A European integration
The slowly shifting political scene in Bosnia, Biden’s track record in the Balkans and the path towards European Integration of North Macedonia, Albania, Serbia and Montenegro, once again turn the international community’s gaze on the Balkans. With the Academy Awards inching closer and closer, it is important to think about the fact that a potential victory could go a long way towards countering the genocide denial that starts from the region, with individuals like the current mayor of Srebrenica, Mladen Grujičić, and ripples internationally, with well-known figures like Nobel Prize winner Peter Handke being accused of questioning the events of the Balkan Wars.

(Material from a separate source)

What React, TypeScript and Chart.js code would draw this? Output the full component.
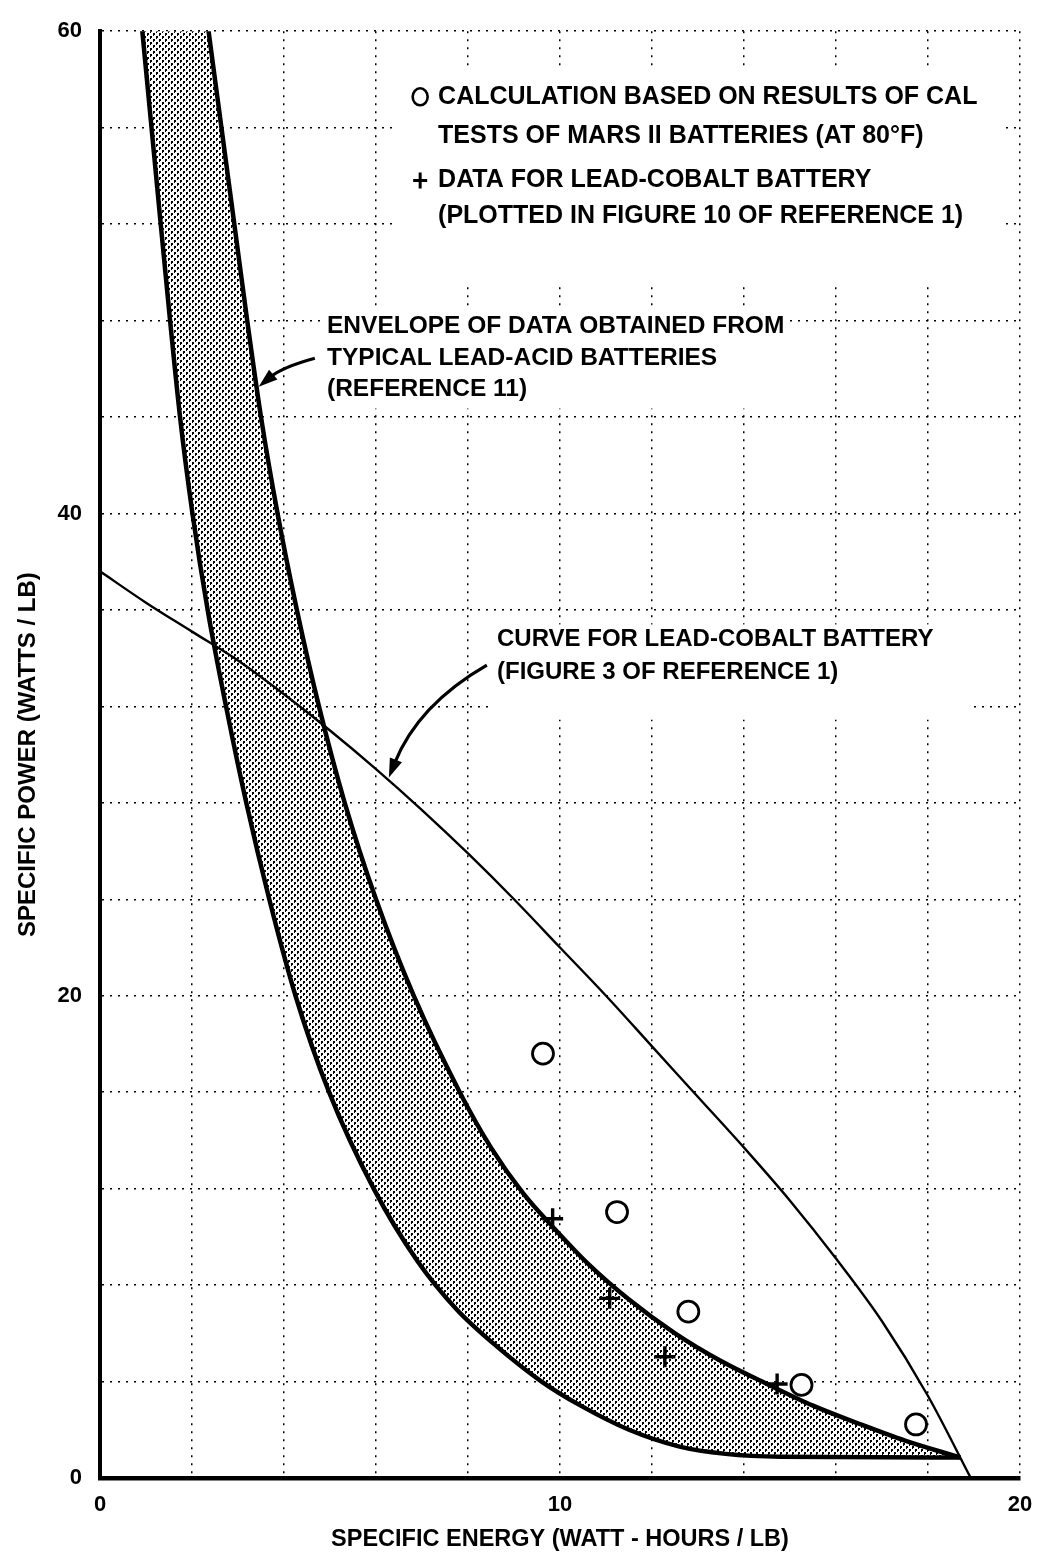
import React, { useEffect, useRef } from "react";
import { Chart, registerables } from "chart.js";

Chart.register(...registerables);

// ---------------- data ----------------
// Thin line: curve for lead-cobalt battery (Figure 3 of Reference 1)
const leadCobaltCurveX = [0, 1, 2, 3, 4, 5, 6, 7, 8, 9, 10, 11, 12, 13, 14, 15, 16, 17, 18, 18.93];
const leadCobaltCurveY = [37.6, 36.3, 35.1, 33.9, 32.5, 31.0, 29.4, 27.7, 25.9, 24.0, 22.0, 20.0, 17.9, 15.8, 13.7, 11.5, 9.1, 6.5, 3.4, 0];

// Envelope of data from typical lead-acid batteries (upper/right boundary, runs above the top edge)
const envelopeUpperX = [0.3, 2.36, 2.64, 2.92, 3.2, 3.5, 3.86, 4.28, 4.76, 5.32, 6.0, 6.82, 7.82, 8.5, 9.2, 9.85, 10.6, 11.5, 12.5, 13.5, 14.5, 15.5, 16.5, 17.5, 18.7];
const envelopeUpperY = [90, 60, 56, 52, 48, 44, 40, 36, 32, 28, 24, 20, 16, 13.7, 11.8, 10.4, 8.9, 7.4, 6.0, 4.85, 3.9, 3.0, 2.25, 1.55, 0.85];

// Envelope lower/left boundary
const envelopeLowerX = [0.64, 0.92, 1.32, 1.74, 2.01, 2.34, 2.74, 3.18, 3.68, 4.25, 4.98, 5.95, 6.9, 7.75, 8.6, 9.6, 10.45, 11.5, 12.6, 13.6, 14.8, 18.7];
const envelopeLowerY = [66, 60, 52, 44, 40, 36, 32, 28, 24, 20, 16, 12, 9, 7, 5.5, 4, 3, 2, 1.3, 1.0, 0.88, 0.85];

// Circles: calculation based on results of CAL tests of MARS II batteries
const marsCalcX = [9.63, 11.24, 12.79, 15.25, 17.74];
const marsCalcY = [17.6, 11.03, 6.9, 3.86, 2.22];

// Crosses: data for lead-cobalt battery
const leadCobaltDataX = [9.84, 11.08, 12.28, 14.72];
const leadCobaltDataY = [10.75, 7.45, 5.03, 3.9];

// Tick labels shown
const xTickLabels = ["0", "10", "20"];
const yTickLabels = ["0", "20", "40", "60"];

// Texts
const xAxisTitle = "SPECIFIC ENERGY (WATT - HOURS / LB)";
const yAxisTitle = "SPECIFIC POWER (WATTS / LB)";
const legendCircleText = ["CALCULATION BASED ON RESULTS OF CAL", "TESTS OF MARS II BATTERIES (AT 80°F)"];
const legendCrossText = ["DATA FOR LEAD-COBALT BATTERY", "(PLOTTED IN FIGURE 10 OF REFERENCE 1)"];
const envelopeText = ["ENVELOPE OF DATA OBTAINED FROM", "TYPICAL LEAD-ACID BATTERIES", "(REFERENCE 11)"];
const curveText = ["CURVE FOR LEAD-COBALT BATTERY", "(FIGURE 3 OF REFERENCE 1)"];

// ---------------- helpers ----------------
const FONT_FAMILY = '"Liberation Sans", Arial, Helvetica, sans-serif';

function pts(xs: number[], ys: number[]) {
  return xs.map((x, i) => ({ x, y: ys[i] }));
}

function makeStipple(): CanvasPattern | string {
  const tile = document.createElement("canvas");
  tile.width = 6;
  tile.height = 6;
  const t = tile.getContext("2d");
  if (!t) return "#bbb";
  t.fillStyle = "#fff";
  t.fillRect(0, 0, 6, 6);
  t.fillStyle = "#000";
  t.fillRect(0, 0, 2, 2);
  t.fillRect(3, 3, 2, 2);
  t.fillRect(0, 2, 1, 1);
  t.fillRect(3, 5, 1, 1);
  const p = t.createPattern(tile, "repeat");
  return p || "#bbb";
}

function drawArrow(
  ctx: CanvasRenderingContext2D,
  x0: number, y0: number, cx: number, cy: number, x1: number, y1: number
) {
  const ang = Math.atan2(y1 - cy, x1 - cx);
  const len = 19;
  const w = 6.5;
  const bx = x1 - len * 0.8 * Math.cos(ang);
  const by = y1 - len * 0.8 * Math.sin(ang);
  ctx.beginPath();
  ctx.moveTo(x0, y0);
  ctx.quadraticCurveTo(cx, cy, bx, by);
  ctx.lineWidth = 3.2;
  ctx.stroke();
  ctx.beginPath();
  ctx.moveTo(x1, y1);
  ctx.lineTo(x1 - len * Math.cos(ang) + w * Math.sin(ang), y1 - len * Math.sin(ang) - w * Math.cos(ang));
  ctx.lineTo(x1 - len * Math.cos(ang) - w * Math.sin(ang), y1 - len * Math.sin(ang) + w * Math.cos(ang));
  ctx.closePath();
  ctx.fill();
}

const annotationPlugin = {
  id: "annotations",
  beforeDatasetsDraw(chart: any) {
    const { ctx } = chart;
    const sx = chart.scales.x;
    const sy = chart.scales.y;
    // white areas behind the text blocks (grid interrupted there)
    const masks = [
      { x0: 6.4, x1: 19.6, y0: 49.6, y1: 58.4 },
      { x0: 4.8, x1: 15.0, y0: 44.35, y1: 48.6 },
      { x0: 8.5, x1: 18.9, y0: 31.45, y1: 35.4 },
    ];
    ctx.save();
    ctx.fillStyle = "#fff";
    for (const m of masks) {
      const l = sx.getPixelForValue(m.x0);
      const r = sx.getPixelForValue(m.x1);
      const t = sy.getPixelForValue(m.y1);
      const b = sy.getPixelForValue(m.y0);
      ctx.fillRect(l, t, r - l, b - t);
    }
    ctx.restore();
  },
  afterDatasetsDraw(chart: any) {
    const { ctx } = chart;
    const sx = chart.scales.x;
    const sy = chart.scales.y;
    const X = (v: number) => sx.getPixelForValue(v);
    const Y = (v: number) => sy.getPixelForValue(v);
    ctx.save();
    ctx.fillStyle = "#000";
    ctx.strokeStyle = "#000";
    ctx.textBaseline = "middle";
    ctx.textAlign = "left";

    // legend block
    const symX = X(6.96);
    ctx.lineWidth = 2.6;
    ctx.beginPath();
    ctx.ellipse(symX, Y(57.28), 7.5, 8.5, 0, 0, Math.PI * 2);
    ctx.stroke();
    ctx.lineWidth = 3;
    ctx.beginPath();
    ctx.moveTo(symX - 7, Y(53.81));
    ctx.lineTo(symX + 7, Y(53.81));
    ctx.moveTo(symX, Y(53.81) - 8);
    ctx.lineTo(symX, Y(53.81) + 8);
    ctx.stroke();
    ctx.font = `bold 25px ${FONT_FAMILY}`;
    ctx.fillText(legendCircleText[0], X(7.35), Y(57.28));
    ctx.fillText(legendCircleText[1], X(7.35), Y(55.67));
    ctx.fillText(legendCrossText[0], X(7.35), Y(53.81));
    ctx.fillText(legendCrossText[1], X(7.35), Y(52.33));

    // envelope annotation
    ctx.font = `bold 24.5px ${FONT_FAMILY}`;
    const envY = [47.76, 46.44, 45.16];
    envelopeText.forEach((t, i) => ctx.fillText(t, X(4.935), Y(envY[i])));
    drawArrow(ctx, X(4.67), Y(46.44), X(3.96), Y(46.07), X(3.45), Y(45.25));

    // lead-cobalt curve annotation
    ctx.font = `bold 24px ${FONT_FAMILY}`;
    const curY = [34.78, 33.42];
    curveText.forEach((t, i) => ctx.fillText(t, X(8.63), Y(curY[i])));
    drawArrow(ctx, X(8.41), Y(33.71), X(6.91), Y(32.06), X(6.28), Y(29.05));

    ctx.restore();
  },
};

export default function App() {
  const ref = useRef<HTMLCanvasElement>(null);

  useEffect(() => {
    const canvas = ref.current;
    if (!canvas) return;
    const stipple = makeStipple();
    const tickFont = { family: FONT_FAMILY, size: 22, weight: "bold" as const };
    const xTitleFont = { family: FONT_FAMILY, size: 23.5, weight: "bold" as const };
    const yTitleFont = { family: FONT_FAMILY, size: 24, weight: "bold" as const };

    const chart = new Chart(canvas, {
      type: "scatter",
      data: {
        datasets: [
          {
            label: "Envelope upper",
            data: pts(envelopeUpperX, envelopeUpperY),
            showLine: true,
            borderColor: "#000",
            borderWidth: 4.5,
            pointRadius: 0,
            pointHoverRadius: 0,
            cubicInterpolationMode: "monotone",
            fill: false,
            clip: 0,
            order: 3,
          },
          {
            label: "Envelope lower",
            data: pts(envelopeLowerX, envelopeLowerY),
            showLine: true,
            borderColor: "#000",
            borderWidth: 4.5,
            pointRadius: 0,
            pointHoverRadius: 0,
            cubicInterpolationMode: "monotone",
            fill: "-1",
            backgroundColor: stipple as any,
            clip: 0,
            order: 4,
          },
          {
            label: "Lead-cobalt curve",
            data: pts(leadCobaltCurveX, leadCobaltCurveY),
            showLine: true,
            borderColor: "#000",
            borderWidth: 2.4,
            pointRadius: 0,
            pointHoverRadius: 0,
            cubicInterpolationMode: "monotone",
            fill: false,
            clip: 0,
            order: 2,
          },
          {
            label: "MARS II calc",
            data: pts(marsCalcX, marsCalcY),
            showLine: false,
            pointStyle: "circle",
            pointRadius: 10.5,
            borderWidth: 2.8,
            borderColor: "#000",
            backgroundColor: "#fff",
            order: 1,
          },
          {
            label: "Lead-cobalt data",
            data: pts(leadCobaltDataX, leadCobaltDataY),
            showLine: false,
            pointStyle: "cross",
            pointRadius: 10.5,
            borderWidth: 3.4,
            borderColor: "#000",
            backgroundColor: "#000",
            order: 0,
          },
        ],
      },
      options: {
        animation: false,
        responsive: false,
        events: [],
        layout: { padding: { top: 22, right: 31, bottom: 0, left: 0 } },
        plugins: {
          legend: { display: false },
          tooltip: { enabled: false },
          title: { display: false },
        },
        scales: {
          x: {
            type: "linear",
            min: 0,
            max: 20,
            afterFit: (s: any) => {
              s.height = 81;
            },
            ticks: {
              stepSize: 2,
              autoSkip: false,
              maxRotation: 0,
              padding: 14,
              color: "#000",
              font: tickFont,
              callback: (v: any) => (xTickLabels.includes(String(v)) ? String(v) : ""),
            },
            grid: { color: "#000", lineWidth: 1.5, drawTicks: false },
            border: { display: true, color: "#000", width: 4.5, dash: [2, 6] },
            title: {
              display: true,
              text: xAxisTitle,
              color: "#000",
              font: xTitleFont,
              padding: { top: 0, bottom: 5 },
            },
          },
          y: {
            type: "linear",
            min: 0,
            max: 60,
            afterFit: (s: any) => {
              s.width = 100;
            },
            ticks: {
              stepSize: 4,
              autoSkip: false,
              padding: 18,
              color: "#000",
              font: tickFont,
              callback: (v: any) => (yTickLabels.includes(String(v)) ? String(v) : ""),
            },
            grid: { color: "#000", lineWidth: 1.5, drawTicks: false },
            border: { display: true, color: "#000", width: 4, dash: [2, 6] },
            title: {
              display: true,
              text: yAxisTitle,
              color: "#000",
              font: yTitleFont,
              padding: { top: 14, bottom: 0 },
            },
          },
        },
      },
      plugins: [annotationPlugin],
    });

    return () => chart.destroy();
  }, []);

  return (
    <div style={{ position: "absolute", left: 0, top: 0, width: 1051, height: 1559, background: "#fff" }}>
      <canvas ref={ref} width={1051} height={1559} style={{ display: "block", width: 1051, height: 1559 }} />
    </div>
  );
}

Ibrahimović pins hope for the future on young audiences watching the movie. “Young people could interpret it as a call for a new, better age, so that no one else has to live through anything similar ever again,” he said, adding that the movie can be a medium through which “Newer generations can free themselves of the burden that comes with people asking them to identify with these events, or feel guilty for something they had no part in.”
“Quo Vadis,” a Latin phrase that translates to “Where are you going?” is a biblical reference that creates a parallel between Aida returning to Srebrenica years after the genocide and the apostle Peter marching back to Rome and towards certain death following an encounter with Jesus as he attempted to flee. “We hope it will lead to a change, that it will create an assumption that the UN can be transformed, prevent things like this, and that all of that helps lead to finding over 1,000 bodies of murdered citizens of Srebrenica… which their mothers, daughters, sons and families are still searching for,” said Ibrahimović.
Jasmila Zbanic’s movie reconstructs the Srebrenica genocide, where over 8,000 Bosniak men and boys were killed by Bosnian Serb forces. With Biden’s election, the movie nomination comes at a perfect timing
Next month, Quo Vadis, Aida? could become the second movie in the history of Bosnia and Herzegovina’s submissions to the Oscars to win the Award for Best International Feature Film. The first one was Danis Tanović’s No Man’s Land, which won in 2001.